Some scientists have warned that the relaxation of Covid restrictions could spark another wave of infections and further deaths.

Third wave warning

Prof Andrew Hayward, director of the UCL Institute of Epidemiology and Health Care, and a member of the government's Sage committee, told BBC Newsnight that allowing families to meet up over Christmas amounted to "throwing fuel on the Covid fire".

He said it would "definitely lead to increase[d] transmission and likely lead to third wave of infections with hospitals being overrun, and more unnecessary deaths."

Prof Hayward said while you cannot ban Christmas, he called for clearer messaging to families about the "dangers" of socialising and inter-generational mixing.

Paul Hunter, professor of medicine at the University of East Anglia, said the relaxation of restrictions at Christmas will "almost inevitably" lead to an increase in transmission but that the increase could be "relatively short-lived" if England's new tier system is better managed than in October".
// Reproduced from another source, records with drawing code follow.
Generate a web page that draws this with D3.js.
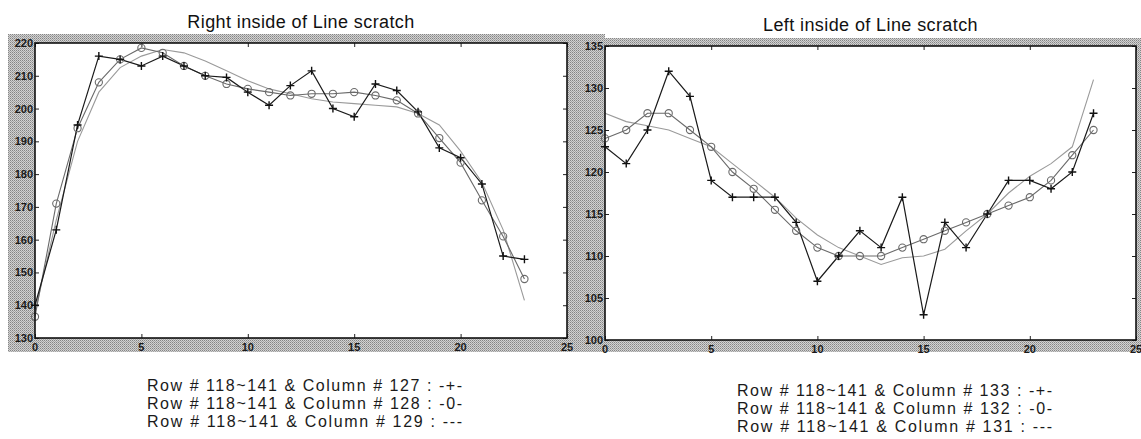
<!DOCTYPE html>
<html>
<head>
<meta charset="utf-8">
<script src="https://cdn.jsdelivr.net/npm/d3@7"></script>
<style>
  body { margin: 0; background: #fff; }
  text { font-family: "Liberation Sans", Arial, sans-serif; }
</style>
</head>
<body>
<svg id="chart" width="1141" height="439"></svg>
<script>
// index along the scan row
var idx = [0, 1, 2, 3, 4, 5, 6, 7, 8, 9, 10, 11, 12, 13, 14, 15, 16, 17, 18, 19, 20, 21, 22, 23];
var xTicks = [0, 5, 10, 15, 20, 25];

// Right inside of Line scratch (columns 127, 128, 129)
var rightPlus   = [140, 163, 195, 216, 215, 213, 216, 213, 210, 209.5, 205, 201, 207, 211.5, 200, 197.5, 207.5, 205.5, 199, 188, 185, 177, 155, 154];
var rightCircle = [136.5, 171, 194, 208, 215, 218.5, 217, 213, 210, 207.5, 206, 205, 204, 204.5, 204.5, 205, 204, 202.5, 198.5, 191, 183.5, 172, 161, 148];
var rightPlain  = [138, 166, 190, 205, 212.5, 216, 218, 217, 214.5, 211.5, 208.5, 206, 204.5, 203, 202, 201.5, 201, 200.5, 198.5, 195, 187, 177.5, 163, 141.5];
var rightYTicks = [130, 140, 150, 160, 170, 180, 190, 200, 210, 220];
var rightLegend = ["Row # 118~141 & Column # 127 : -+-", "Row # 118~141 & Column # 128 : -0-", "Row # 118~141 & Column # 129 : ---"];

// Left inside of Line scratch (columns 133, 132, 131)
var leftPlus   = [123, 121, 125, 132, 129, 119, 117, 117, 117, 114, 107, 110, 113, 111, 117, 103, 114, 111, 115, 119, 119, 118, 120, 127];
var leftCircle = [124, 125, 127, 127, 125, 123, 120, 118, 115.5, 113, 111, 110, 110, 110, 111, 112, 113, 114, 115, 116, 117, 119, 122, 125];
var leftPlain  = [127, 126, 125.5, 125, 124, 123, 121, 119, 117, 114.5, 112.5, 111, 110, 109, 109.8, 110, 110.8, 113, 115, 117.5, 119.5, 121, 123, 131];
var leftYTicks = [100, 105, 110, 115, 120, 125, 130, 135];
var leftLegend = ["Row # 118~141 & Column # 133 : -+-", "Row # 118~141 & Column # 132 : -0-", "Row # 118~141 & Column # 131 : ---"];

var svg = d3.select("#chart");

// halftone-like grey for the figure background
var defs = svg.append("defs");
var pat = defs.append("pattern")
    .attr("id", "dither")
    .attr("width", 2).attr("height", 2)
    .attr("patternUnits", "userSpaceOnUse");
pat.append("rect").attr("width", 2).attr("height", 2).attr("fill", "#d2d2d2");
pat.append("rect").attr("width", 1).attr("height", 1).attr("fill", "#858585");
pat.append("rect").attr("x", 1).attr("y", 1).attr("width", 1).attr("height", 1).attr("fill", "#a4a4a4");

var panels = [
    {
        title: "Right inside of Line scratch", titleY: 28,
        x0: 35, x1: 567, y0: 43, y1: 338,
        yDomain: [130, 220], yTicks: rightYTicks,
        bg: [8, 34, 597, 318],
        plus: rightPlus, circle: rightCircle, plain: rightPlain,
        legend: rightLegend, legendX: 147, legendY: 391
    },
    {
        title: "Left inside of Line scratch", titleY: 31,
        x0: 605, x1: 1136, y0: 46, y1: 340,
        yDomain: [100, 135], yTicks: leftYTicks,
        bg: [567, 38, 574, 314],
        plus: leftPlus, circle: leftCircle, plain: leftPlain,
        legend: leftLegend, legendX: 737, legendY: 396
    }
];

// grey figure backgrounds first, so no panel covers another one's labels
var bgLayer = svg.append("g");
panels.forEach(function (opt) {
    bgLayer.append("rect")
        .attr("x", opt.bg[0]).attr("y", opt.bg[1])
        .attr("width", opt.bg[2]).attr("height", opt.bg[3])
        .attr("fill", "url(#dither)");
});
panels.forEach(function (opt) {
    bgLayer.append("rect")
        .attr("x", opt.x0).attr("y", opt.y0)
        .attr("width", opt.x1 - opt.x0).attr("height", opt.y1 - opt.y0)
        .attr("fill", "#fff");
});

function drawPanel(opt) {
    var x = d3.scaleLinear().domain([0, 25]).range([opt.x0, opt.x1]);
    var y = d3.scaleLinear().domain(opt.yDomain).range([opt.y1, opt.y0]);
    var g = svg.append("g");

    g.append("text")
        .attr("x", (opt.x0 + opt.x1) / 2).attr("y", opt.titleY)
        .attr("text-anchor", "middle")
        .attr("font-size", 18)
        .attr("letter-spacing", 0.4)
        .attr("fill", "#111")
        .text(opt.title);

    // ticks on all four sides, pointing in (box on)
    g.append("g").attr("transform", "translate(0," + opt.y1 + ")")
        .call(d3.axisTop(x).tickValues(xTicks).tickSize(4).tickFormat(""));
    g.append("g").attr("transform", "translate(0," + opt.y0 + ")")
        .call(d3.axisBottom(x).tickValues(xTicks).tickSize(4).tickFormat(""));
    g.append("g").attr("transform", "translate(" + opt.x0 + ",0)")
        .call(d3.axisRight(y).tickValues(opt.yTicks).tickSize(4).tickFormat(""));
    g.append("g").attr("transform", "translate(" + opt.x1 + ",0)")
        .call(d3.axisLeft(y).tickValues(opt.yTicks).tickSize(4).tickFormat(""));
    g.selectAll(".domain").remove();
    g.selectAll(".tick line").attr("stroke", "#222");

    // tick labels on the grey band
    g.append("g").selectAll("text")
        .data(opt.yTicks).enter().append("text")
        .attr("x", opt.x0 - 2).attr("y", function (d) { return y(d) + 4; })
        .attr("text-anchor", "end")
        .attr("font-size", 11).attr("font-weight", "bold")
        .attr("fill", "#1a1a1a")
        .text(function (d) { return d; });
    g.append("g").selectAll("text")
        .data(xTicks).enter().append("text")
        .attr("x", function (d) { return x(d); }).attr("y", opt.y1 + 13)
        .attr("text-anchor", "middle")
        .attr("font-size", 11).attr("font-weight", "bold")
        .attr("fill", "#1a1a1a")
        .text(function (d) { return d; });

    var line = function (vals) {
        return d3.line()
            .x(function (d) { return x(d); })
            .y(function (d, i) { return y(vals[i]); })(idx);
    };

    var plot = g.append("g");
    plot.append("path").attr("d", line(opt.plain))
        .attr("fill", "none").attr("stroke", "#9a9a9a").attr("stroke-width", 1.1);
    plot.append("path").attr("d", line(opt.circle))
        .attr("fill", "none").attr("stroke", "#6a6a6a").attr("stroke-width", 1.1);
    plot.append("path").attr("d", line(opt.plus))
        .attr("fill", "none").attr("stroke", "#1a1a1a").attr("stroke-width", 1.2);

    plot.selectAll("circle")
        .data(idx).enter().append("circle")
        .attr("cx", function (d) { return x(d); })
        .attr("cy", function (d, i) { return y(opt.circle[i]); })
        .attr("r", 3.6)
        .attr("fill", "none").attr("stroke", "#6a6a6a").attr("stroke-width", 1.1);

    plot.selectAll(".plus")
        .data(idx).enter().append("path")
        .attr("class", "plus")
        .attr("d", function (d, i) {
            var px = x(d), py = y(opt.plus[i]);
            return "M" + (px - 4) + "," + py + "H" + (px + 4) + "M" + px + "," + (py - 4) + "V" + (py + 4);
        })
        .attr("stroke", "#111").attr("stroke-width", 1.4);

    // axes box
    g.append("rect")
        .attr("x", opt.x0).attr("y", opt.y0)
        .attr("width", opt.x1 - opt.x0).attr("height", opt.y1 - opt.y0)
        .attr("fill", "none").attr("stroke", "#111").attr("stroke-width", 1.6);

    // line-style notes under the panel
    g.append("g").selectAll("text")
        .data(opt.legend).enter().append("text")
        .attr("x", opt.legendX)
        .attr("y", function (d, i) { return opt.legendY + i * 18; })
        .attr("font-size", 16)
        .attr("textLength", 315).attr("lengthAdjust", "spacing")
        .attr("fill", "#1a1a1a")
        .text(function (d) { return d; });
}

panels.forEach(drawPanel);
</script>
</body>
</html>
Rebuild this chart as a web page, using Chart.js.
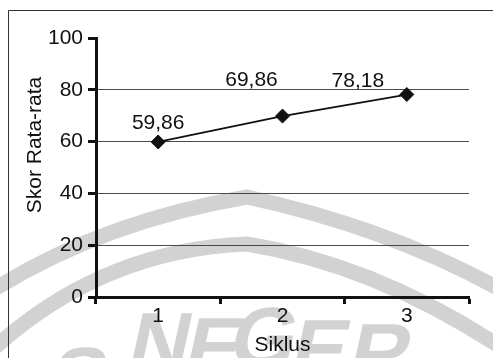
<!DOCTYPE html>
<html>
<head>
<meta charset="utf-8">
<script src="https://cdn.jsdelivr.net/npm/chart.js@4"></script>
<style>
  html, body { margin: 0; padding: 0; background: #fff; }
  canvas { display: block; }
</style>
</head>
<body>
<canvas id="chart" width="493" height="358"></canvas>
<script>
// Average score per cycle
const categories = ['1', '2', '3'];
const skorRataRata = [59.86, 69.86, 78.18];
const yTickValues = [0, 20, 40, 60, 80, 100];

const xTitle = 'Siklus';
const yTitle = 'Skor Rata-rata';

// where each value label sits relative to its point (dx, dy)
const labelOffsets = [[0, -19], [-31, -36], [-49, -13]];

const FONT = '"Liberation Sans", Arial, sans-serif';
const TEXT_SIZE = 21;
const INK = '#111';
const SEAL = '#d2d2d2';

const fmt = v => v.toFixed(2).replace('.', ',');

// pale seal in the background, outer frame
const backdrop = {
  id: 'backdrop',
  beforeDraw(chart) {
    const ctx = chart.ctx;
    ctx.save();
    ctx.fillStyle = '#fff';
    ctx.fillRect(0, 0, chart.width, chart.height);

    ctx.strokeStyle = SEAL;
    ctx.lineWidth = 15;
    ctx.lineCap = 'butt';
    ctx.lineJoin = 'miter';
    ctx.beginPath();
    ctx.moveTo(-10, 292);
    ctx.quadraticCurveTo(100, 222, 247, 197);
    ctx.quadraticCurveTo(390, 228, 505, 292);
    ctx.stroke();
    ctx.beginPath();
    ctx.moveTo(-10, 352);
    ctx.quadraticCurveTo(100, 250, 247, 244);
    ctx.quadraticCurveTo(377, 265, 505, 350);
    ctx.stroke();

    ctx.fillStyle = SEAL;
    ctx.font = 'bold 84px ' + FONT;
    ctx.textAlign = 'center';
    ctx.textBaseline = 'alphabetic';
    const letters = [['S', 86, 346], ['N', 168, 311], ['E', 222, 316], ['G', 272, 306], ['E', 328, 318], ['R', 388, 322]];
    letters.forEach(([ch, x, top]) => {
      ctx.save();
      ctx.translate(x, top);
      ctx.transform(1, 0, -0.22, 1, 0, 0);
      ctx.fillText(ch, 0, 60);
      ctx.restore();
    });

    ctx.strokeStyle = '#333';
    ctx.lineWidth = 1;
    ctx.beginPath();
    ctx.moveTo(8.5, chart.height + 2);
    ctx.lineTo(8.5, 10.5);
    ctx.lineTo(chart.width + 2, 10.5);
    ctx.stroke();
    ctx.restore();
  }
};

// value labels and axis titles
const annotations = {
  id: 'annotations',
  afterDatasetsDraw(chart) {
    const ctx = chart.ctx;
    const meta = chart.getDatasetMeta(0);
    const area = chart.chartArea;
    ctx.save();
    ctx.fillStyle = INK;
    ctx.font = TEXT_SIZE + 'px ' + FONT;
    ctx.textAlign = 'center';
    ctx.textBaseline = 'middle';
    meta.data.forEach((pt, i) => {
      const [dx, dy] = labelOffsets[i];
      ctx.fillText(fmt(skorRataRata[i]), pt.x + dx, pt.y + dy);
    });

    ctx.fillText(xTitle, (area.left + area.right) / 2, 345);

    ctx.save();
    ctx.translate(35, 145);
    ctx.rotate(-Math.PI / 2);
    ctx.fillText(yTitle, 0, 0);
    ctx.restore();
    ctx.restore();
  }
};

new Chart(document.getElementById('chart'), {
  type: 'line',
  data: {
    labels: categories,
    datasets: [{
      label: yTitle,
      data: skorRataRata,
      borderColor: INK,
      borderWidth: 1.8,
      tension: 0,
      pointStyle: 'rectRot',
      pointRadius: 7,
      pointBackgroundColor: INK,
      pointBorderColor: INK,
      pointBorderWidth: 1,
      clip: false
    }]
  },
  options: {
    responsive: false,
    animation: false,
    devicePixelRatio: 1,
    layout: { padding: { top: 38, right: 24, left: 0, bottom: 0 } },
    plugins: {
      legend: { display: false },
      tooltip: { enabled: false }
    },
    scales: {
      x: {
        type: 'category',
        offset: true,
        grid: {
          offset: true,
          drawOnChartArea: false,
          drawTicks: true,
          tickLength: 7,
          tickWidth: 3,
          tickColor: INK
        },
        border: { display: true, width: 3, color: INK },
        ticks: { color: INK, font: { size: TEXT_SIZE, family: FONT }, padding: 0, maxRotation: 0 },
        afterFit(scale) { scale.height = 61; }
      },
      y: {
        min: 0,
        max: 100,
        afterBuildTicks(scale) { scale.ticks = yTickValues.map(v => ({ value: v })); },
        grid: {
          color: c => (c.tick && (c.tick.value === 0 || c.tick.value === 100)) ? 'rgba(0,0,0,0)' : '#4a4a4a',
          lineWidth: 1,
          drawTicks: true,
          tickLength: 8,
          tickWidth: 3,
          tickColor: INK
        },
        border: { display: true, width: 3, color: INK },
        ticks: { color: INK, font: { size: TEXT_SIZE, family: FONT }, padding: 5 },
        afterFit(scale) { scale.width = 96; }
      }
    }
  },
  plugins: [backdrop, annotations]
});
</script>
</body>
</html>
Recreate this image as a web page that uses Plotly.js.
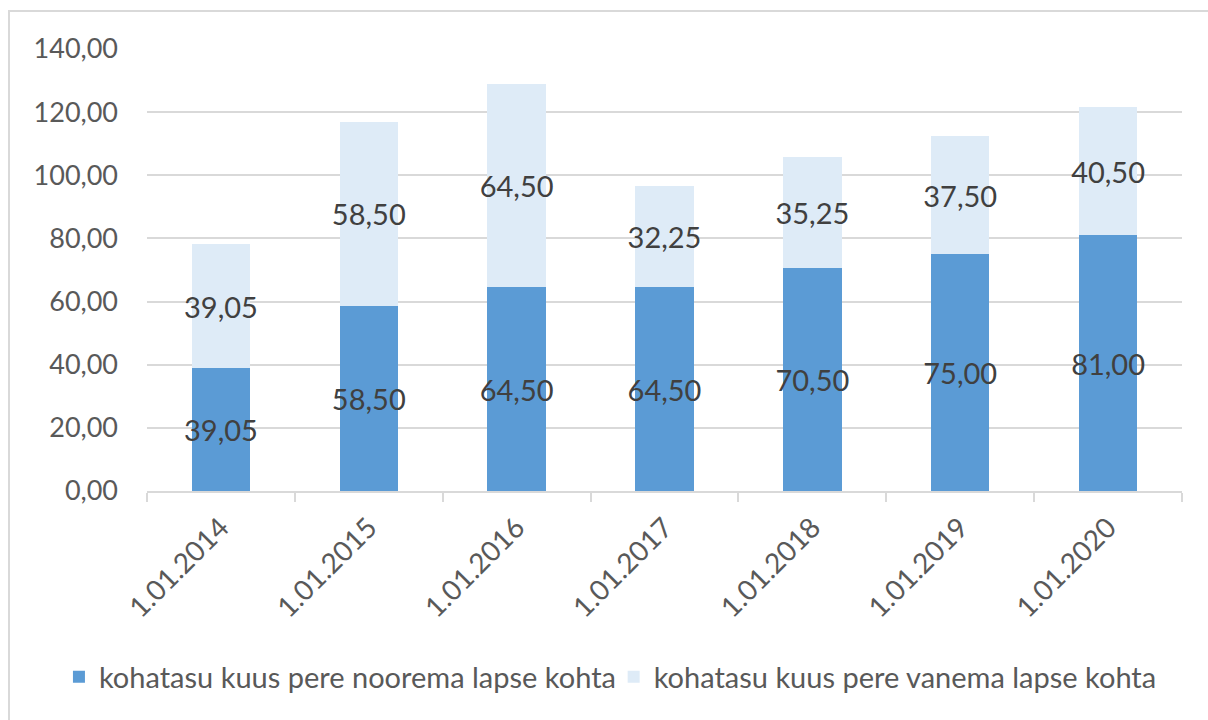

Gavin Terry, head of policy at the Alzheimer's Society, said thousands of relatives would be in "complete despair" at government guidance which says only care home residents of working age should be allowed to leave their care homes to visit family, due to the increased risk of exposure to the virus.

"After eight harrowing months filled with devastation and tragic loss of life, the announcement that many care home residents will be facing Christmas alone is just heartbreaking," he said, calling for further testing to allow for more visits to care homes.

Meanwhile, leaders of the hospitality sector said the relaxed rules made a "mockery" of the "economic devastation" pubs and restaurants will face as a result of the ban on Christmas bubbles eating out together.

Emma McClarkin, chief executive of the British Beer and Pub Association, called on ministers to publish evidence for its decision, which would "inflict unnecessary pain and irreversible damage on our sector".

Kate Nicholls, chief executive of the UKHospitality lobby group, said there was "muddled thinking" over the Christmas rules which would cause the sector more economic harm.

"It is also surely better for hotels to be open and providing a place to stay than multiple households being cramped in a single house."